*** Dataset rows ***

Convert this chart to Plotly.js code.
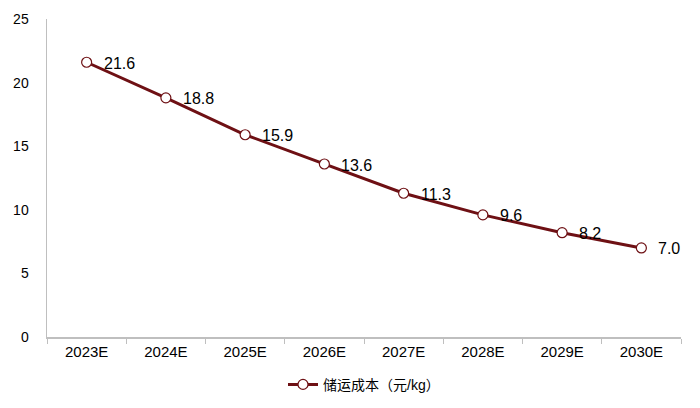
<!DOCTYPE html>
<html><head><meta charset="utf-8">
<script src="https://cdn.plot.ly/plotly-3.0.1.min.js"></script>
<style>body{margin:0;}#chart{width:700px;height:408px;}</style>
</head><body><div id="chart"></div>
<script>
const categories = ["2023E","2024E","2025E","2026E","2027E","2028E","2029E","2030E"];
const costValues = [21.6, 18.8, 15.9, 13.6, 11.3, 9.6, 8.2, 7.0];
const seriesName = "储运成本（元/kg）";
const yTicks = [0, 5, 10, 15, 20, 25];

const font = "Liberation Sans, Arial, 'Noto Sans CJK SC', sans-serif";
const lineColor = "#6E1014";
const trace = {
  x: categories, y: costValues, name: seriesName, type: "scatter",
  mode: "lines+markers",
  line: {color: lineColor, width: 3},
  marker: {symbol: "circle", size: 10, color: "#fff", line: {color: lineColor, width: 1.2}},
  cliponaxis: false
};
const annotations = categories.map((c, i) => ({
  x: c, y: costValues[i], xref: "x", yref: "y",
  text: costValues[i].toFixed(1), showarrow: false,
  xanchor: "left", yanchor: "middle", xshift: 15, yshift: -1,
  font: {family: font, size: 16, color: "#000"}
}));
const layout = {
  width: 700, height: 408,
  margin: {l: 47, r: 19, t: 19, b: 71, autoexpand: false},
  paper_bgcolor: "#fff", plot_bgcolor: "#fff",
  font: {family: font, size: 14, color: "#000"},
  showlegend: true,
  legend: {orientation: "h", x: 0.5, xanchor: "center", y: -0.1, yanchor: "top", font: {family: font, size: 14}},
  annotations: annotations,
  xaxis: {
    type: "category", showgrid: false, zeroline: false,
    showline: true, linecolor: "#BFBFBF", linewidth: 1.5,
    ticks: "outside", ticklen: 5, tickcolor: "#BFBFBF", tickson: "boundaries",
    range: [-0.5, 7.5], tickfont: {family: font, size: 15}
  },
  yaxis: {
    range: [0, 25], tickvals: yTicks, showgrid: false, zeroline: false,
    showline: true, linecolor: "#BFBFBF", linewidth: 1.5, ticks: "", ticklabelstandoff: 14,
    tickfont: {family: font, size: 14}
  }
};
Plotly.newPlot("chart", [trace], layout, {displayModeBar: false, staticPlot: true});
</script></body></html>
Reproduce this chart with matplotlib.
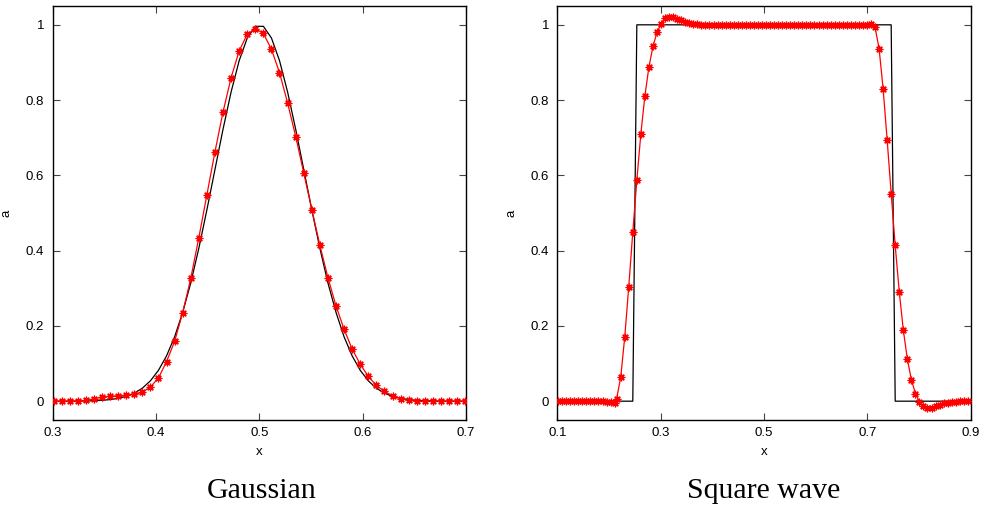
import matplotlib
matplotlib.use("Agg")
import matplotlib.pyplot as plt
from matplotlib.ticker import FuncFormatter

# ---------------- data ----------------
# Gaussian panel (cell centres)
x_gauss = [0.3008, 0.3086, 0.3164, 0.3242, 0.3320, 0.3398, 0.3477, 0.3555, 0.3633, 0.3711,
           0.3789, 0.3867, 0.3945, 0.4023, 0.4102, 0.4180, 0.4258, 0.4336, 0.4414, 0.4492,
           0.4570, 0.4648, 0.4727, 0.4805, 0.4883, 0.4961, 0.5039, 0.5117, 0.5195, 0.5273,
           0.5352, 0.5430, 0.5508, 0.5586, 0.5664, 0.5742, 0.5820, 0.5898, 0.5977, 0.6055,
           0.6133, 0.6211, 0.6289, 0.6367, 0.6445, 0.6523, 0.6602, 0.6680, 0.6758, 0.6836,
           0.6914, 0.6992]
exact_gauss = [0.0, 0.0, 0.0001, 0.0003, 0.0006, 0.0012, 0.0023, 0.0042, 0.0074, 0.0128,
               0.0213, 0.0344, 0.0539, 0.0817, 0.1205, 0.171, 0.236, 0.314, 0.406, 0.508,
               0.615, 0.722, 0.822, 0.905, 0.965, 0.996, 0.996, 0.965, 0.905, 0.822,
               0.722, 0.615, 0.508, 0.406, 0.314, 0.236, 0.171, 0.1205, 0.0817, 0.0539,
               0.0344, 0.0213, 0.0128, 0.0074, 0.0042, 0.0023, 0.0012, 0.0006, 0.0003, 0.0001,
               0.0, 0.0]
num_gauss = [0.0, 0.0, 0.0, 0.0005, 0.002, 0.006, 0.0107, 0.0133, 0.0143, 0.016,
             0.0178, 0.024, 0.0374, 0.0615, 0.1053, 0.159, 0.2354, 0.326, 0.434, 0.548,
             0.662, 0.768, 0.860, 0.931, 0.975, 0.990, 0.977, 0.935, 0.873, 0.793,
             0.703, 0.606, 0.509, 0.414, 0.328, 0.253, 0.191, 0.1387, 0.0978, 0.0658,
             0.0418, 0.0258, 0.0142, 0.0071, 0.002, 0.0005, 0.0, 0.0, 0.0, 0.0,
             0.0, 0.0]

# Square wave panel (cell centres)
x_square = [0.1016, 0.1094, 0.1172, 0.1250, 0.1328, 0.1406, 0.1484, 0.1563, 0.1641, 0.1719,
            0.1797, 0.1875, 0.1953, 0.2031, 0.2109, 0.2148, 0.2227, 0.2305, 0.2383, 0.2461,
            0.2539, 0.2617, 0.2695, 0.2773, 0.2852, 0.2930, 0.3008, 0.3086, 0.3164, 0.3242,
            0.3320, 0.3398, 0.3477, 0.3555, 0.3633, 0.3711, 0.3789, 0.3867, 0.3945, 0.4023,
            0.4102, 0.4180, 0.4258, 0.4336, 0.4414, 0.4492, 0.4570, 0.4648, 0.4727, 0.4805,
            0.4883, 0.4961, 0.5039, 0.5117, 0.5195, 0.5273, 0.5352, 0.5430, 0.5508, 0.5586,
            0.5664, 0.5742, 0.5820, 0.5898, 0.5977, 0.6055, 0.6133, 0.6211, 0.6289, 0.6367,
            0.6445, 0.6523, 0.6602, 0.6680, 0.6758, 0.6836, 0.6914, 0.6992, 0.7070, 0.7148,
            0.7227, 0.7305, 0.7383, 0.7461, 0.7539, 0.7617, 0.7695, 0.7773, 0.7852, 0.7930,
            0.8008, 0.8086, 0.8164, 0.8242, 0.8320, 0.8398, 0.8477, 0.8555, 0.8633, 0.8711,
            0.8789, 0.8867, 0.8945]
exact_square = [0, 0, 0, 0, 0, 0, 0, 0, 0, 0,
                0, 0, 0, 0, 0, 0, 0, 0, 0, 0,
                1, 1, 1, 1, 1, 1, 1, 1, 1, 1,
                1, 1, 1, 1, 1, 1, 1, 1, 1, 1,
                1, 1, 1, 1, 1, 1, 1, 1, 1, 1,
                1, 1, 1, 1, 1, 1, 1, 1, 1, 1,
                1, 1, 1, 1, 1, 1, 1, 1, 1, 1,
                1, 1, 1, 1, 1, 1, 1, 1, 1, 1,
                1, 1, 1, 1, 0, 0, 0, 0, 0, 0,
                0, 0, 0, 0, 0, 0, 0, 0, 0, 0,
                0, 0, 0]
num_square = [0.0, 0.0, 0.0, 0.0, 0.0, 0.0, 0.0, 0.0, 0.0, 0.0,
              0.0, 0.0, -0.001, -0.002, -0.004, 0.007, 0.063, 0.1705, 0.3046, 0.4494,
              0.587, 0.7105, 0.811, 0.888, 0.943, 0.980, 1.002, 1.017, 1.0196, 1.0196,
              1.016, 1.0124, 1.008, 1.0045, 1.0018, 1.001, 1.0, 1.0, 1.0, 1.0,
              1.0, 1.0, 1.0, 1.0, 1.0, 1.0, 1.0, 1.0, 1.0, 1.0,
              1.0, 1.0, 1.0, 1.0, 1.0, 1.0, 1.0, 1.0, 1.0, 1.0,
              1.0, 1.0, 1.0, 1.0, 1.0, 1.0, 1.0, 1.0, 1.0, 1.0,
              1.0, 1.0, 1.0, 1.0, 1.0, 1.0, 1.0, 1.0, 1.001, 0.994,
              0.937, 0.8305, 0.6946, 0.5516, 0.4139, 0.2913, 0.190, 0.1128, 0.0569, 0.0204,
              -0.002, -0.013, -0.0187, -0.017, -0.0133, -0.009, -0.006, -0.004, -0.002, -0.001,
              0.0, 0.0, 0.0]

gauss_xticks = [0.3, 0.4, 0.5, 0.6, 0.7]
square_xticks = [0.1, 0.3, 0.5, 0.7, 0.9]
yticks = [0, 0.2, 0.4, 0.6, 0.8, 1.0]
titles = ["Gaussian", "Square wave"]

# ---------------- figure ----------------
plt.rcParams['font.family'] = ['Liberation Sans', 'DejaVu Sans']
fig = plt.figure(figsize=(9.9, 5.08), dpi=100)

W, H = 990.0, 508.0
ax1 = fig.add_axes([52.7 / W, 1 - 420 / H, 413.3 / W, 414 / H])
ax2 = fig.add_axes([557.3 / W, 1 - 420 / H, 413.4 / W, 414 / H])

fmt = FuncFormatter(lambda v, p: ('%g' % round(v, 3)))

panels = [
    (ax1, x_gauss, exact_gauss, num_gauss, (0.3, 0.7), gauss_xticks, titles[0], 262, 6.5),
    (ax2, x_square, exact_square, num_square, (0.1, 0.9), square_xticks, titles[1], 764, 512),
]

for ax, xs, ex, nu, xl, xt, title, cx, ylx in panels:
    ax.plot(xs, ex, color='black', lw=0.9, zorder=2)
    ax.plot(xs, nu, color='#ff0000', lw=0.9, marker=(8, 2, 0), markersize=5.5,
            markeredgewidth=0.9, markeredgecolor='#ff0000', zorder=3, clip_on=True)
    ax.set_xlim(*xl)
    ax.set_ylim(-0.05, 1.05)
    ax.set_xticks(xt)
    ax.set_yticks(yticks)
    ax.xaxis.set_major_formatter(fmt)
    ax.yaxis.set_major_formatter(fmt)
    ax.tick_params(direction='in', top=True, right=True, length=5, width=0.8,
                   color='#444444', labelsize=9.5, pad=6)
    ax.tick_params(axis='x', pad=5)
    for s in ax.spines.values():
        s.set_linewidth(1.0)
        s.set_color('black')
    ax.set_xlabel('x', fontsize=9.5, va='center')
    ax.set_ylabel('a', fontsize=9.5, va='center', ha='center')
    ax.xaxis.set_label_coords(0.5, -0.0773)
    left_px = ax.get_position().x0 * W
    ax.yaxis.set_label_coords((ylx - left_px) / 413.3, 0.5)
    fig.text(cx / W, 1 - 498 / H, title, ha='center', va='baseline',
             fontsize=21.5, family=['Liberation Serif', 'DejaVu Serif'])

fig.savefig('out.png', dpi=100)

***

§ **Exercise description**
Take the records above from their first line through the line with "const yTicks = [0, 5, 10, 15, 20, 25];" and set those lines down word for word, minus the pictures.

§ **Correct result**
Convert this chart to Plotly.js code.
<!DOCTYPE html>
<html><head><meta charset="utf-8">
<script src="https://cdn.plot.ly/plotly-3.0.1.min.js"></script>
<style>body{margin:0;}#chart{width:700px;height:408px;}</style>
</head><body><div id="chart"></div>
<script>
const categories = ["2023E","2024E","2025E","2026E","2027E","2028E","2029E","2030E"];
const costValues = [21.6, 18.8, 15.9, 13.6, 11.3, 9.6, 8.2, 7.0];
const seriesName = "储运成本（元/kg）";
const yTicks = [0, 5, 10, 15, 20, 25];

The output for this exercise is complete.